A Quinnipiac University poll released Monday found that 63 percent of voters agree with the Democratic proposal to reopen parts of the government that do not involve border security, with 30 percent opposed. The same poll found 63 percent also oppose using the shutdown to force wall funding, with just 32 percent supporting.

The poll found that 56 percent of American voters blame Trump and Republicans in Congress for the partial shutdown, compared with 36 percent who say Democrats are responsible.

An earlier Washington Post-ABC News poll also found more Americans blame Trump and the Republicans than the Democrats over the stalemate — though the same survey showed support for a wall growing to 42 percent, up from 34 percent a year ago.

Yet neither side is showing any sign of budging, with Trump continuing to insist on upwards of nearly $6 billion for a border wall and Democratic congressional leaders saying they will not entertain a wall in this funding package.

Senate Minority Leader Chuck Schumer, D-N.Y., hit back at Trump on Twitter – telling the president that if he wants to help farmers, he should re-open shuttered agencies.

“President [Trump] is speaking to farmers in Louisiana,” Schumer tweeted. “But [the U.S, Department of Agriculture] can’t pay out promised aid during the #TrumpShutdown. They can’t implement the new provisions in the Farm Bill. Farmers can’t get loans.”

Schumer added: “Mr. President: If you want to help farmers, re-open the government.”

House Democrats passed their package to fully reopen the government earlier this month and have begun passing individual appropriations bills as they try to ratchet up pressure on Republicans to break with the president and support the legislation. But those bills are expected to go nowhere in the GOP-led Senate.

McConnell sought to drive a wedge between Speaker Nancy Pelosi (D-Calif.) and Senate Democrats earlier Tuesday, characterizing the newly minted House leader as making border security “take a back seat to the political whims of the far left.”

“Here in the Senate my Democratic colleagues have an important choice to make. They could stand with common sense border experts, with federal workers and with their own past voting records, by the way, or they could continue to remain passive spectators complaining from the sidelines, as the Speaker refuses to negotiate with the White House,” McConnell said from the Senate floor.
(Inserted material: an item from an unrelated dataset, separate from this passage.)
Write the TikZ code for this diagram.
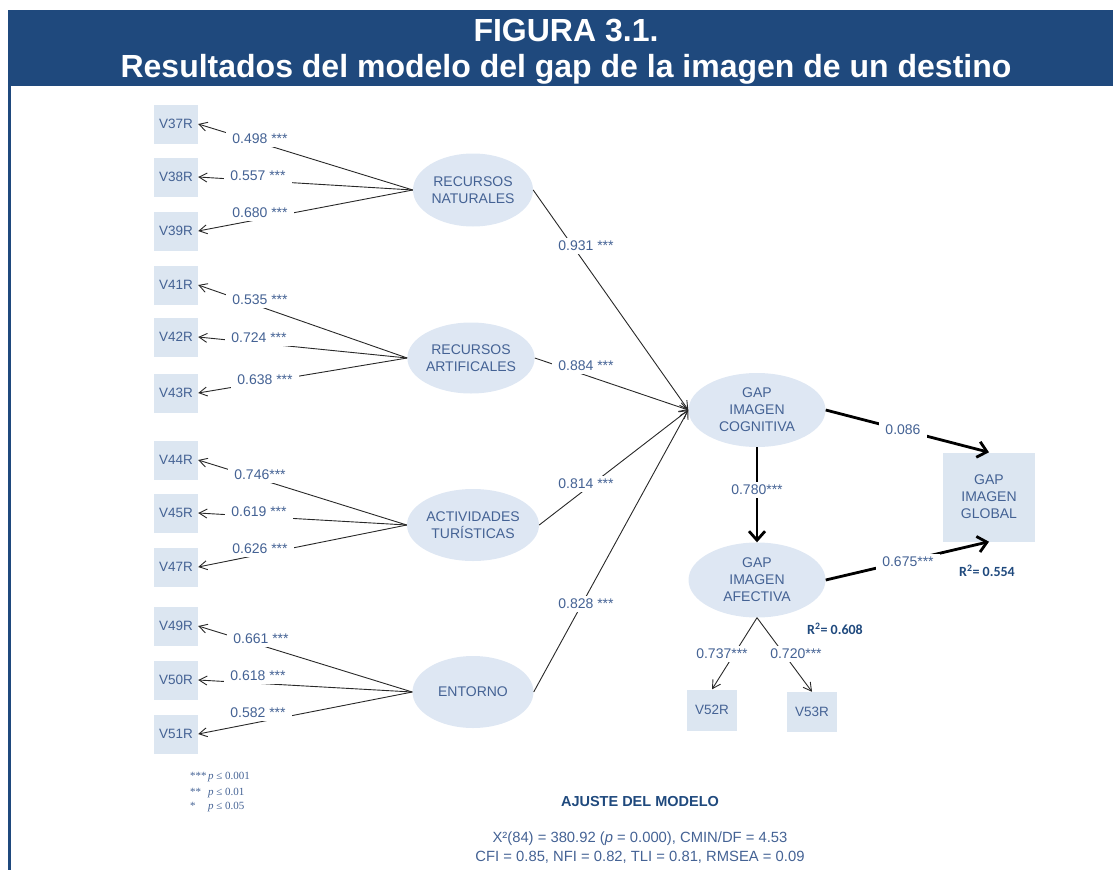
\documentclass[tikz,border=0pt]{standalone}
\usepackage{fontspec}
\setmainfont{Liberation Sans}
\newfontfamily\legserif{Liberation Serif}
\newfontfamily\carl{Carlito}
\usetikzlibrary{shapes.geometric,arrows.meta}
\definecolor{band}{RGB}{31,73,125}
\definecolor{boxfill}{RGB}{220,230,241}
\definecolor{ellfill}{RGB}{222,231,243}
\definecolor{txt}{RGB}{68,98,148}
\definecolor{linec}{RGB}{40,40,40}
\newcommand\labfont{\fontsize{14}{17}\selectfont}
\newcommand\boxfont{\fontsize{13.5}{17}\selectfont}
\newcommand\ttlfont{\fontsize{32}{36}\selectfont\bfseries}
\tikzset{
  obs/.style={rectangle, fill=boxfill, text=txt, font=\boxfont, minimum width=44pt, minimum height=39pt, inner sep=0pt},
  lat/.style={ellipse, fill=ellfill, text=txt, font=\labfont, align=center, inner sep=0pt},
  lab/.style={fill=white, text=txt, font=\labfont, inner xsep=6pt, inner ysep=3pt},
  arr/.style={draw=linec, line width=0.9pt, -{Straight Barb[length=8pt,width=9pt]}},
  bigarr/.style={draw=black, line width=2.8pt, -{Straight Barb[length=9pt,width=16pt]}},
  rsq/.style={text=band, font=\carl\fontsize{14}{16}\selectfont\bfseries, inner sep=0pt},
  leg/.style={text=txt, font=\legserif\fontsize{11}{12}\selectfont, inner sep=0pt, anchor=west}
}
\begin{document}
\begin{tikzpicture}[x=1pt,y=-1pt]
\useasboundingbox (0,0) rectangle (1113,870);
% frame and title
\fill[band] (8,10) rectangle (1113,86);
\draw[band, line width=3pt] (9.5,86) -- (9.5,870);
\node[text=white, font=\ttlfont, anchor=base, inner sep=0pt] (t1) at (566,41) {FIGURA 3.1.};
\node[text=white, font=\ttlfont, anchor=base, inner sep=0pt] (t2) at (566,77) {Resultados del modelo del gap de la imagen de un destino};

% observed indicators
\node[obs] (v37) at (176,124) {V37R};
\node[obs] (v38) at (176,177) {V38R};
\node[obs] (v39) at (176,231) {V39R};
\node[obs] (v41) at (176,285) {V41R};
\node[obs] (v42) at (176,337) {V42R};
\node[obs] (v43) at (176,393) {V43R};
\node[obs] (v44) at (176,460) {V44R};
\node[obs] (v45) at (176,513) {V45R};
\node[obs] (v47) at (176,567) {V47R};
\node[obs] (v49) at (176,626) {V49R};
\node[obs] (v50) at (176,680) {V50R};
\node[obs] (v51) at (176,734) {V51R};

% latent factors
\node[lat, minimum width=120pt, minimum height=73pt] (rn) at (473,190) {RECURSOS\\NATURALES};
\node[lat, minimum width=126pt, minimum height=71pt] (ra) at (471,358) {RECURSOS\\ARTIFICALES};
\node[lat, minimum width=130pt, minimum height=72pt] (at) at (473,525) {ACTIVIDADES\\TURÍSTICAS};
\node[lat, minimum width=121pt, minimum height=72pt] (en) at (473,692) {ENTORNO};
\node[lat, minimum width=137pt, minimum height=74pt] (gic) at (757,410) {GAP\\IMAGEN\\COGNITIVA};
\node[lat, minimum width=137pt, minimum height=75pt] (gia) at (757,580) {GAP\\IMAGEN\\AFECTIVA};
\node[obs, font=\labfont, align=center, minimum width=92pt, minimum height=89pt] (gig) at (989,497) {GAP\\IMAGEN\\GLOBAL};
\node[obs, minimum width=50pt, minimum height=41pt] (v52) at (712,710) {V52R};
\node[obs, minimum width=50pt, minimum height=40pt] (v53) at (812,712) {V53R};

% loadings
\draw[arr] (rn.west) -- (v37.east);
\draw[arr] (rn.west) -- (v38.east);
\draw[arr] (rn.west) -- (v39.east);
\draw[arr] (ra.west) -- (v41.east);
\draw[arr] (ra.west) -- (v42.east);
\draw[arr] (ra.west) -- (v43.east);
\draw[arr] (at.west) -- (v44.east);
\draw[arr] (at.west) -- (v45.east);
\draw[arr] (at.west) -- (v47.east);
\draw[arr] (en.west) -- (v49.east);
\draw[arr] (en.west) -- (v50.east);
\draw[arr] (en.west) -- (v51.east);

% structural paths
\draw[arr] (rn.east) -- (gic.west);
\draw[arr] (ra.east) -- (gic.west);
\draw[arr] (at.east) -- (gic.west);
\draw[arr] (en.east) -- (gic.west);
\draw[bigarr] (gic.east) -- (gig.north);
\draw[bigarr] (gic.south) -- (gia.north);
\draw[bigarr] (gia.east) -- (gig.south);
\draw[arr] (gia.south) -- (v52.north);
\draw[arr] (gia.south) -- (v53.north);

% labels
\node[lab] (l37) at (260,139) {0.498 ***};
\node[lab] (l38) at (258,176) {0.557 ***};
\node[lab] (l39) at (260,213) {0.680 ***};
\node[lab] (l41) at (260,300) {0.535 ***};
\node[lab] (l42) at (259,338) {0.724 ***};
\node[lab] (l43) at (265,380) {0.638 ***};
\node[lab] (l44) at (260,475) {0.746***};
\node[lab] (l45) at (259,512) {0.619 ***};
\node[lab] (l47) at (260,549) {0.626 ***};
\node[lab] (l49) at (261,639) {0.661 ***};
\node[lab] (l50) at (258,676) {0.618 ***};
\node[lab] (l51) at (258,713) {0.582 ***};
\node[lab] (lrn) at (586,246) {0.931 ***};
\node[lab] (lra) at (586,366) {0.884 ***};
\node[lab] (lat) at (586,484) {0.814 ***};
\node[lab] (len) at (586,604) {0.828 ***};
\node[lab] (lcg) at (903,430) {0.086};
\node[lab] (lca) at (757,490) {0.780***};
\node[lab] (lag) at (908,562) {0.675***};
\node[lab] (l52) at (722,654) {0.737***};
\node[lab] (l53) at (796,654) {0.720***};
\node[rsq] (r1) at (987,571) {R\textsuperscript{2}= 0.554};
\node[rsq] (r2) at (835,629) {R\textsuperscript{2}= 0.608};

% legend
\node[leg] (g1) at (190,777) {\makebox[18pt][l]{***}\textit{p} ≤ 0.001};
\node[leg] (g2) at (190,793) {\makebox[18pt][l]{**}\textit{p} ≤ 0.01};
\node[leg] (g3) at (190,807) {\makebox[18pt][l]{*}\textit{p} ≤ 0.05};

% fit
\node[text=band, font=\fontsize{14.5}{16}\selectfont\bfseries, inner sep=0pt] (fit) at (640,801) {AJUSTE DEL MODELO};
\node[text=txt, font=\fontsize{14.8}{17}\selectfont, inner sep=0pt] (f1) at (640,839) {X²(84) = 380.92 (\textit{p} = 0.000), CMIN/DF = 4.53};
\node[text=txt, font=\fontsize{14.8}{17}\selectfont, inner sep=0pt] (f2) at (640,857) {CFI = 0.85, NFI = 0.82, TLI = 0.81, RMSEA = 0.09};
\end{tikzpicture}
\end{document}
Talks between Trump and congressional leadership are at a standstill after the president walked out of a White House meeting last week when Pelosi told him that Democrats would not consider border wall funding even if he fully reopened the government.

Democrats are trying to build pressure on McConnell to break with Trump and move legislation, something Senate GOP leadership say the careful Republican leader will not do.

Though several senators are publicly picking their own ideas, Sen. John Thune (S.D.), the No. 2 Senate Republican, said on Tuesday that hasn’t resulted in much pressure from within the caucus for McConnell to change his strategy.

“Our members are, you know, they’re going to make their positions known, nobody will be shy about that,” Thune told reporters. “But in the end, having a vote in the Senate I think has to be on something that not only can pass here but that can be signed into law by the president.”

But Senate Minority Leader Charles Schumer (D-N.Y.) urged McConnell to get involved in the talks on Tuesday, touting his previous role as a deal-maker who could resolve sticky political stalemates.

“There’s only one person who can help America break through this gridlock: Leader McConnell. For the past month Leader McConnell has been content to hide behind the president, essentially giving him a veto over what comes to the floor of the Senate,” Schumer said.

He added that if McConnell brought up the House bills to fully reopen the government he believed they would receive a “significant,” “veto-proof” majority. McConnell has said the House bills cannot pass the Senate.